Global and Philippine Market Update
Feb. 9 to Feb. 15, 2023
Global Markets
Global Stocks ended slightly higher as consumption remains strong.
- US Inflation slowed down to 6.4% in January but was higher than expected. Shelter was the largest contributor to the advance, accounting for about half of the increase. The January report incorporated new weights for the consumer basket which has shelter occupying a larger share of the inflation index. The Federal Reserve continues to be challenged as it tries to balance easing inflation while preventing a recession.
- US retail sales increased by 3% for the month of January with food services and drinking places surging 7.2%. No category saw a decline this month compared to the 1.1% drop last December. Manufacturing production also rose by 1% while industrial production was flat for the month. The month has seen a pickup in economic activity, which decreases recession risks but may lead to inflation to remain sticky.
- Britain’s FTSE 100 share index passed 8,000 points during Wednesday’s session for the first time ever as the fear of a global recession eases. The index eventually ended the day at 7,997 points. Easing inflation numbers boosted hopes that the Bank of England will not hike rates higher than expected. There is growing optimism that the global economy can withstand high inflation and continue to grow.
Philippine Stocks
Philippine Stocks fell as sticky inflation dampened sentiment.

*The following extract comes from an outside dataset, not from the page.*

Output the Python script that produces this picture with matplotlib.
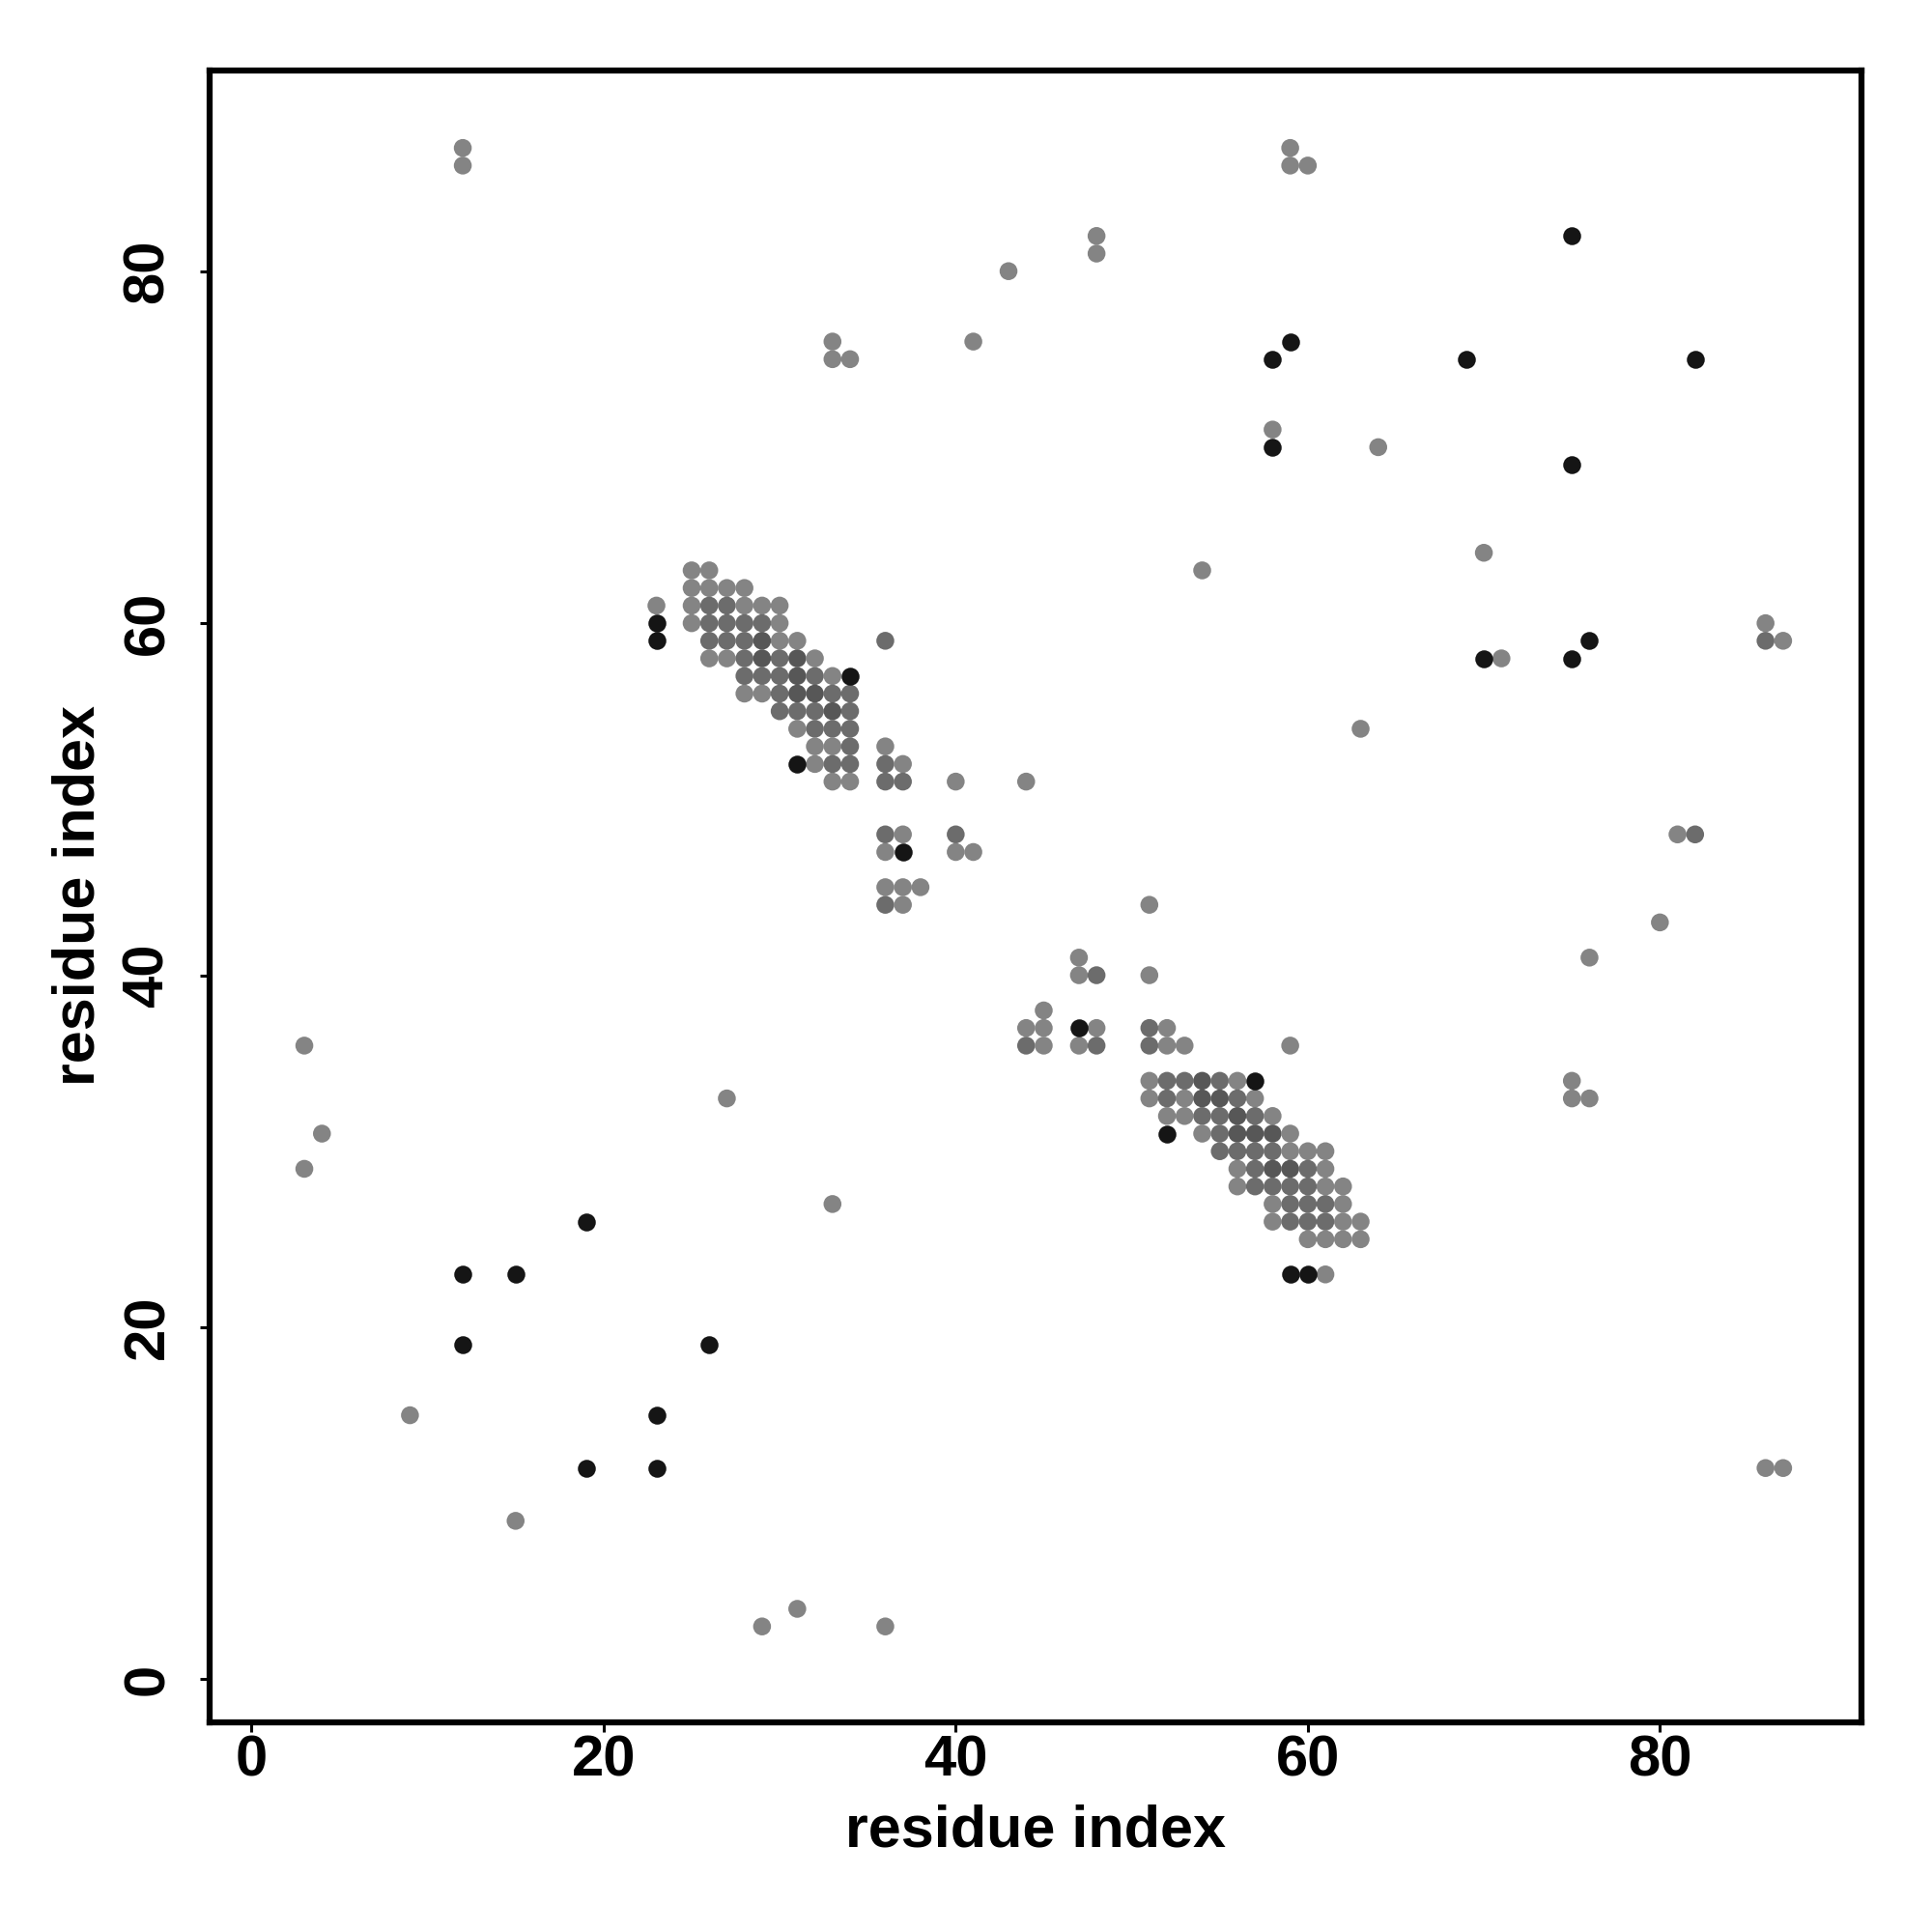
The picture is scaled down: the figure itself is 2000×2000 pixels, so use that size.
import matplotlib
matplotlib.use("Agg")
import matplotlib.pyplot as plt
import numpy as np

# ---- data: gray contacts (x, y, overlap level) ----
gray_x = [25, 26,
          25, 26, 27, 28,
          23, 25, 26, 27, 28, 29, 30,
          25, 26, 27, 28, 29, 30,
          26, 27, 28, 29, 30, 31, 36,
          26, 27, 28, 29, 30, 31, 32,
          28, 29, 30, 31, 32, 33,
          28, 29, 30, 31, 32, 33, 34,
          30, 31, 32, 33, 34,
          31, 32, 33, 34,
          32, 33, 34, 36,
          32, 33, 34, 36, 37,
          33, 34, 36, 37, 40, 44,
          36, 37, 40,
          36, 40, 41,
          36, 37, 38,
          36, 37,
          47,
          47, 48, 51,
          45,
          44, 45, 48, 51, 52,
          44, 45, 47, 48, 51, 52, 53, 59,
          51, 52, 53, 54, 55, 56,
          51, 52, 53, 54, 55, 56, 57,
          52, 53, 54, 55, 56, 57, 58,
          54, 55, 56, 57, 58, 59,
          55, 56, 57, 58, 59, 60, 61,
          56, 57, 58, 59, 60, 61,
          56, 57, 58, 59, 60, 61, 62,
          58, 59, 60, 61, 62,
          58, 59, 60, 61, 62, 63,
          60, 61, 62, 63,
          61,
          12, 12, 59, 59, 60, 48, 48, 43, 33, 33, 34, 41, 58, 64, 70, 54, 71,
          86, 86, 87, 63, 81, 82, 51, 80, 76, 3, 4, 3, 27, 75, 75, 76, 33,
          9, 15, 86, 87, 29, 31, 36]
gray_y = [63, 63,
          62, 62, 62, 62,
          61, 61, 61, 61, 61, 61, 61,
          60, 60, 60, 60, 60, 60,
          59, 59, 59, 59, 59, 59, 59,
          58, 58, 58, 58, 58, 58, 58,
          57, 57, 57, 57, 57, 57,
          56, 56, 56, 56, 56, 56, 56,
          55, 55, 55, 55, 55,
          54, 54, 54, 54,
          53, 53, 53, 53,
          52, 52, 52, 52, 52,
          51, 51, 51, 51, 51, 51,
          48, 48, 48,
          47, 47, 47,
          45, 45, 45,
          44, 44,
          41,
          40, 40, 40,
          38,
          37, 37, 37, 37, 37,
          36, 36, 36, 36, 36, 36, 36, 36,
          34, 34, 34, 34, 34, 34,
          33, 33, 33, 33, 33, 33, 33,
          32, 32, 32, 32, 32, 32, 32,
          31, 31, 31, 31, 31, 31,
          30, 30, 30, 30, 30, 30, 30,
          29, 29, 29, 29, 29, 29,
          28, 28, 28, 28, 28, 28, 28,
          27, 27, 27, 27, 27,
          26, 26, 26, 26, 26, 26,
          25, 25, 25, 25,
          23,
          87, 86, 87, 86, 86, 82, 81, 80, 76, 75, 75, 76, 71, 70, 64, 63, 58,
          60, 59, 59, 54, 48, 48, 44, 43, 41, 36, 31, 29, 33, 34, 33, 33, 27,
          15, 9, 12, 12, 3, 4, 3]
gray_level = [1, 1,
              1, 1, 1, 1,
              1, 1, 2, 2, 1, 1, 1,
              1, 2, 2, 2, 2, 1,
              2, 2, 2, 3, 1, 1, 2,
              1, 1, 2, 3, 2, 3, 1,
              2, 2, 2, 3, 2, 1,
              1, 1, 2, 3, 3, 2, 2,
              2, 2, 2, 3, 2,
              1, 2, 2, 2,
              1, 1, 2, 1,
              1, 2, 2, 2, 1,
              1, 1, 2, 2, 1, 1,
              2, 1, 2,
              1, 1, 1,
              1, 1, 1,
              2, 1,
              1,
              1, 2, 1,
              1,
              1, 1, 1, 2, 1,
              2, 1, 1, 2, 2, 1, 1, 1,
              1, 2, 2, 3, 2, 1,
              1, 2, 1, 3, 3, 2, 1,
              1, 1, 2, 2, 3, 2, 1,
              1, 2, 3, 3, 3, 1,
              2, 2, 2, 2, 1, 1, 1,
              1, 2, 3, 3, 2, 1,
              1, 2, 2, 2, 2, 1, 1,
              1, 2, 2, 2, 1,
              1, 2, 2, 2, 1, 1,
              1, 1, 1, 1,
              1,
              1, 1, 1, 1, 1, 1, 1, 1, 1, 1, 1, 1, 1, 1, 1, 1, 1,
              1, 2, 1, 1, 1, 2, 1, 1, 1, 1, 1, 1, 1, 1, 1, 1, 1,
              1, 1, 1, 1, 1, 1, 1]

# ---- data: black contacts ----
black_x = [75, 58, 59, 69, 82, 58, 75, 70, 75, 76, 19, 12, 15, 12, 26, 23, 19, 23,
           23, 23, 34, 31, 37, 47, 57, 52, 59, 60]
black_y = [82, 75, 76, 75, 75, 70, 69, 58, 58, 59, 26, 23, 23, 19, 19, 15, 12, 12,
           60, 59, 57, 52, 47, 37, 34, 31, 23, 23]

x_ticks = [0, 20, 40, 60, 80]
y_ticks = [0, 20, 40, 60, 80]
axis_label = "residue index"

plt.rcParams['font.family'] = ['Liberation Sans', 'DejaVu Sans']
plt.rcParams['font.weight'] = 'bold'

fig = plt.figure(figsize=(20, 20), dpi=100)
ax = fig.add_axes([0.1085, 0.1085, 0.855, 0.855])

level_gray = {1: '#848484', 2: '#6c6c6c', 3: '#575757', 4: '#4a4a4a'}
cols = [level_gray[l] for l in gray_level]
ax.scatter(gray_x, gray_y, s=178, c=cols, linewidths=0, zorder=2)
ax.scatter(black_x, black_y, s=178, c='#151515', linewidths=0, zorder=3)

ax.set_xlim(-2.38, 91.45)
ax.set_ylim(-2.45, 91.4)
ax.set_xticks(x_ticks)
ax.set_yticks(y_ticks)
ax.set_xticklabels([str(t) for t in x_ticks], fontsize=43, fontweight='bold')
ax.set_yticklabels([str(t) for t in y_ticks], fontsize=43, fontweight='bold',
                   rotation=90, va='center')
for sp in ax.spines.values():
    sp.set_linewidth(4.5)
ax.tick_params(direction='out', length=7, width=2.2)
ax.tick_params(axis='x', pad=2)
ax.tick_params(axis='y', pad=19)

fig.text(0.536, 1 - 1912 / 2000, axis_label, fontsize=44, fontweight='bold',
         ha='center', va='baseline')
fig.text(53 / 2000, 1 - 927 / 2000, axis_label, fontsize=44, fontweight='bold',
         ha='left', va='center', rotation=90)

fig.savefig("out.png", dpi=100)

- ANZ economists see inflation peaking in February or March but may remain elevated till the third quarter. ANZ revised its inflation forecast to 5.1% this year, from 4.3%. Food inflation poses a big upside risk as weather conditions look to improve only from February onwards, but it would take time before any favorable impact on food prices may be felt.
- Cash remittances hit USD 32.54 billion in 2022, a record high. China Bank Corp. Chief Economist Domini S. Velasquez noted that better economic performance in host countries led to more jobs and income for Overseas Filipino Workers (OFW). Remittances are expected to remain robust as any possible global recession will likely be shallow. The improving global outlook will likely see more Filipinos deployed in the Middle East, Asia and some European countries.
Philippine Bonds
Philippine Bond Yields trended higher in line with the spike in US treasury yields.

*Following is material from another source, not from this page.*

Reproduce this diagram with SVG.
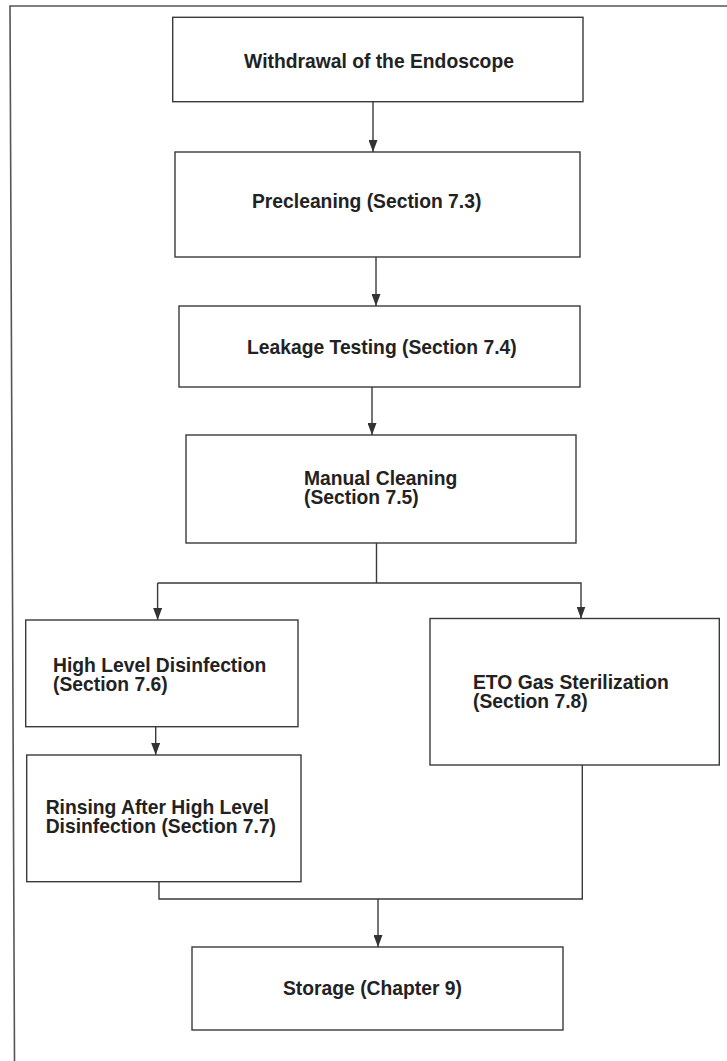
<svg xmlns="http://www.w3.org/2000/svg" width="727" height="1061" viewBox="0 0 727 1061">
<style>
.box{fill:#ffffff;stroke:#3a3a3a;stroke-width:1.4}
.lbl{font-family:"Liberation Sans",Arial,sans-serif;font-weight:bold;font-size:19.3px;fill:#222222}
.con{fill:none;stroke:#3a3a3a;stroke-width:1.4}
.frame{fill:none;stroke:#555555;stroke-width:1.6}
</style>
<defs>
<marker id="arr" markerUnits="userSpaceOnUse" markerWidth="12" markerHeight="9" refX="12" refY="4.5" orient="auto">
<path d="M0,0 L12,4.5 L0,9 z" fill="#333333"/>
</marker>
</defs>
<rect width="727" height="1061" fill="#ffffff"/>
<polyline class="frame" points="727,6 10,6 14.5,1061"/>
<g id="connectors">
<line class="con" x1="373" y1="102" x2="373" y2="152" marker-end="url(#arr)"/>
<line class="con" x1="376" y1="257" x2="376" y2="306" marker-end="url(#arr)"/>
<line class="con" x1="372" y1="387" x2="372" y2="435" marker-end="url(#arr)"/>
<line class="con" x1="376.5" y1="543" x2="376.5" y2="583"/>
<polyline class="con" points="157.6,583 581,583 581,618.5" marker-end="url(#arr)"/>
<line class="con" x1="157.6" y1="583" x2="157.6" y2="620" marker-end="url(#arr)"/>
<line class="con" x1="155.7" y1="727" x2="155.7" y2="755" marker-end="url(#arr)"/>
<polyline class="con" points="159,881.7 159,899 582.3,899 582.3,765"/>
<line class="con" x1="378" y1="899" x2="378" y2="947" marker-end="url(#arr)"/>
</g>
<g id="n1">
<rect class="box" x="172.7" y="17.3" width="410.3" height="84.4"/>
<text class="lbl" x="379" y="68" text-anchor="middle">Withdrawal of the Endoscope</text>
</g>
<g id="n2">
<rect class="box" x="175" y="152" width="405" height="105"/>
<text class="lbl" x="252" y="208">Precleaning (Section 7.3)</text>
</g>
<g id="n3">
<rect class="box" x="179" y="306" width="401" height="81"/>
<text class="lbl" x="247" y="354">Leakage Testing (Section 7.4)</text>
</g>
<g id="n4">
<rect class="box" x="186" y="435" width="390" height="108"/>
<text class="lbl" x="304" y="485">Manual Cleaning</text>
<text class="lbl" x="304" y="504">(Section 7.5)</text>
</g>
<g id="n5">
<rect class="box" x="25.7" y="620" width="272.3" height="106.7"/>
<text class="lbl" x="53" y="672">High Level Disinfection</text>
<text class="lbl" x="53" y="691">(Section 7.6)</text>
</g>
<g id="n6">
<rect class="box" x="430" y="618.5" width="289.3" height="146.5"/>
<text class="lbl" x="473" y="689">ETO Gas Sterilization</text>
<text class="lbl" x="473" y="708">(Section 7.8)</text>
</g>
<g id="n7">
<rect class="box" x="26.7" y="755" width="274.3" height="126.7"/>
<text class="lbl" x="45.7" y="814">Rinsing After High Level</text>
<text class="lbl" x="45.7" y="833">Disinfection (Section 7.7)</text>
</g>
<g id="n8">
<rect class="box" x="192" y="947" width="371" height="83"/>
<text class="lbl" x="283" y="995">Storage (Chapter 9)</text>
</g>
</svg>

- The Bangko Sentral ng Pilipinas (BSP) adjusted its inflation forecast to 6.1% in 2023, from 4.5% previously. It noted that the risk to the upside is significant. The high January inflation number indicated sustained broadening of price pressures which highlight the need to preempt the emergence of second-round effects.
- BSP hiked its benchmark rate by 0.50% to 6%. BSP Governor Medalla stated that the recent monetary action could help dampen demand without hindering sustained economic growth. The central bank has hikes rates by 4% since May 2022 after keeping record low rates of 2% during the pandemic. The governor added that more hikes are possible with a pause in March unlikely.
FWD Guidance: Uncertainty leads to downside risks, but diversification and a long-term investment horizon still provide the best chance for financial success.
Sources: (1) https://www.bloomberg.com/news/articles/2023-02-14/us-inflation-stays-elevated-adding-pressure-for-more-fed-hikes (2) https://www.cnbc.com/2023/02/15/retail-sales-january-2023-.html (3) https://www.theguardian.com/business/2023/feb/15/ftse-100-hits-8000-points-recession-fears-ease (4) https://www.bworldonline.com/top-stories/2023/02/16/505132/remittances-hit-record-high-in-2022/ (5) https://www.bworldonline.com/top-stories/2023/02/15/504872/inflation-may-remain-high-until-q3/ (6) https://news.abs-cbn.com/business/02/16/23/bsp-hikes-benchmark-by-50-bps-key-rate-now-6-percent (7) https://blinks.bloomberg.com/news/stories/RQ5VLXT0G1KW
Disclaimer: The purpose of this article is to inform and should not be taken as an advice or offer to purchase securities. Seek professional advice before making a decision based on this presentation. Information given does not represent the views of FWD and its agents and employees.